Criticism as a form of living: on Masha Tupitsyn’s LACONIA: 1200 Tweets on Film.

 

 

“…the issue is not freeing ourselves from representation. It’s really about being enlightened witnesses when we watch representations, which means we are able to be critically vigilant about both what is being told to us and how we respond to what is being told.” (bell hooks, “Cultural Criticism and Transformation.”)

 

“Brooding at the end of the world on my island of Sal in the company of my prancing dogs I remember that month of January in Tokyo, or rather I remember the images I filmed of the month of January in Tokyo. They have substituted themselves for my memory. They are my memory. I wonder how people remember things who don’t film, don’t photograph, don’t tape. How has mankind managed to remember? I know: it wrote the Bible. The new Bible will be an eternal magnetic tape of a time that will have to reread itself constantly just to know it existed.” (Chris Marker, Sans soleil.)

 

« 27 octobre

Qui sait? Peut-être un peu d’or dans ces notes ? » (“Who knows? Perhaps a bit of gold in these notes?” Roland Barthes, Journal de deuil.)

 

*

 

I’ve been told that when I was very, very young—so young I practically consider the period pre-cognitive—I had an eidetic memory, like my father. There was a period of tests and appraisals, of which, ironically enough, I remember very little. I don’t even know if I believe the story, memory having so much to do with faith, after all, and the notion of eidetic memory being highly controversial in the first place.

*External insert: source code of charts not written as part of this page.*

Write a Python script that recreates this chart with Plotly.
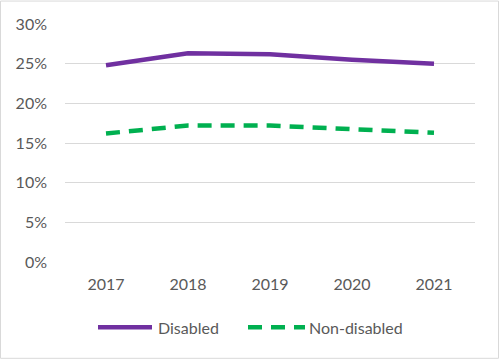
import plotly.graph_objects as go

years = ["2017", "2018", "2019", "2020", "2021"]
disabled = [0.248, 0.263, 0.262, 0.255, 0.250]
non_disabled = [0.162, 0.172, 0.172, 0.167, 0.163]
y_ticks = [0, 0.05, 0.10, 0.15, 0.20, 0.25, 0.30]
y_tick_labels = ["0%", "5%", "10%", "15%", "20%", "25%", "30%"]

PURPLE = "#7030a0"
GREEN = "#00b050"
TXT = "#595959"
FONT = "Lato"
FS = 16
FW = 400

fig = go.Figure()
fig.add_trace(go.Scatter(x=years, y=disabled, mode="lines", name="Disabled",
                         line=dict(color=PURPLE, width=4.5)))
fig.add_trace(go.Scatter(x=years, y=non_disabled, mode="lines", name="Non-disabled",
                         line=dict(color=GREEN, width=4.5, dash="14px,9px")))

W, H = 499, 359
L, R, T, B = 65, 24, 23.5, 97
pw, ph = W - L - R, H - T - B

def px(x):
    return (x - L) / pw

def py(y):
    return (H - B - y) / ph

fnt = dict(family=FONT, size=FS, color=TXT, weight=FW)

shapes = [
    dict(type="rect", xref="paper", yref="paper", x0=px(0.5), x1=px(W - 0.5),
         y0=py(0.5), y1=py(H - 0.5), line=dict(color="#d9d9d9", width=1), layer="below"),
    dict(type="line", xref="paper", yref="paper", x0=px(98), x1=px(152),
         y0=py(327.5), y1=py(327.5), line=dict(color=PURPLE, width=4.5)),
    dict(type="line", xref="paper", yref="paper", x0=px(248), x1=px(305),
         y0=py(327.5), y1=py(327.5), line=dict(color=GREEN, width=4.5, dash="14px,9px")),
]
annotations = [
    dict(xref="paper", yref="paper", x=px(156), y=py(327.5), text="Disabled",
         showarrow=False, xanchor="left", yanchor="middle", font=fnt),
    dict(xref="paper", yref="paper", x=px(307), y=py(327.5), text="Non-disabled",
         showarrow=False, xanchor="left", yanchor="middle", font=fnt),
]

fig.update_layout(
    width=W, height=H,
    margin=dict(l=L, r=R, t=T, b=B),
    paper_bgcolor="white", plot_bgcolor="white",
    showlegend=False,
    font=fnt,
    shapes=shapes, annotations=annotations,
    xaxis=dict(type="category", showgrid=False, zeroline=False, showline=False,
               ticks="", ticklabelstandoff=11, range=[-0.5, 4.5], tickfont=fnt),
    yaxis=dict(range=[0, 0.30], tickvals=y_ticks, ticktext=y_tick_labels,
               showgrid=True, gridcolor="#d9d9d9", gridwidth=1.3,
               zeroline=False, showline=False, ticks="", ticklabelstandoff=17,
               tickfont=fnt),
)

fig.write_html("out.html", config={"displayModeBar": False},
               post_script="document.body.style.margin='0';document.body.style.padding='0';")
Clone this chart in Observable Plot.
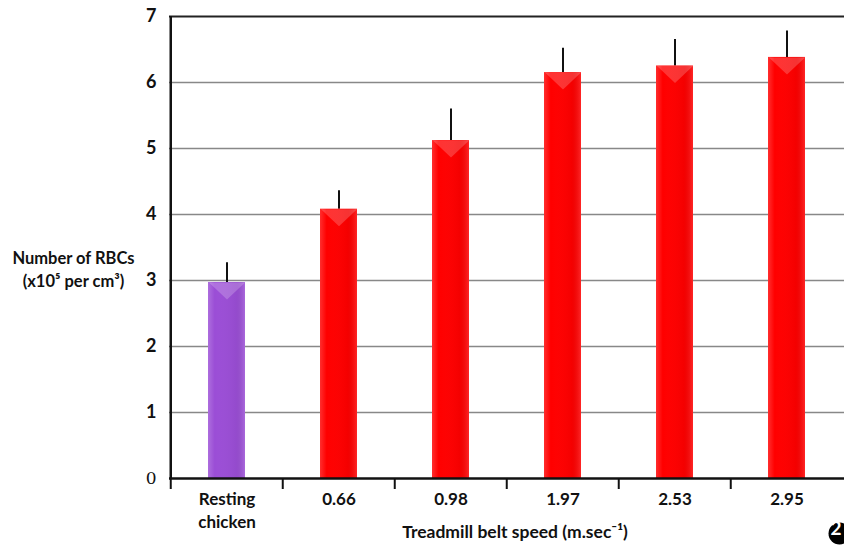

What I can remember is occasionally frightening other people with recall of particular landscapes or interior layouts—my memory having mostly been limited to perceiving objects in space, not information or sounds—and thereafter quietly, and only partially-consciously, training myself not to remember things in this way. Not to hold onto things in this way. (This is also what I meant by pre-cognitive: to member something, to hold something—all of these were enfleshed gestures, synesthetic, anti-dualistic. Memory was something that happened to your body, to the mind of your body. The opposite of remember wasn’t forget, but dismember. Pulling the limbs of memory apart.) And if I couldn’t help but hold onto things, I made sure, at the very least, not to talk about the things I held with anyone except my family, the only people I trusted (have ever trusted). And so, in this way, the “ability” (which had nothing to do with ability) mostly disappeared, although to this day I still find myself regularly lying to other people about not remembering things that I do remember in detail.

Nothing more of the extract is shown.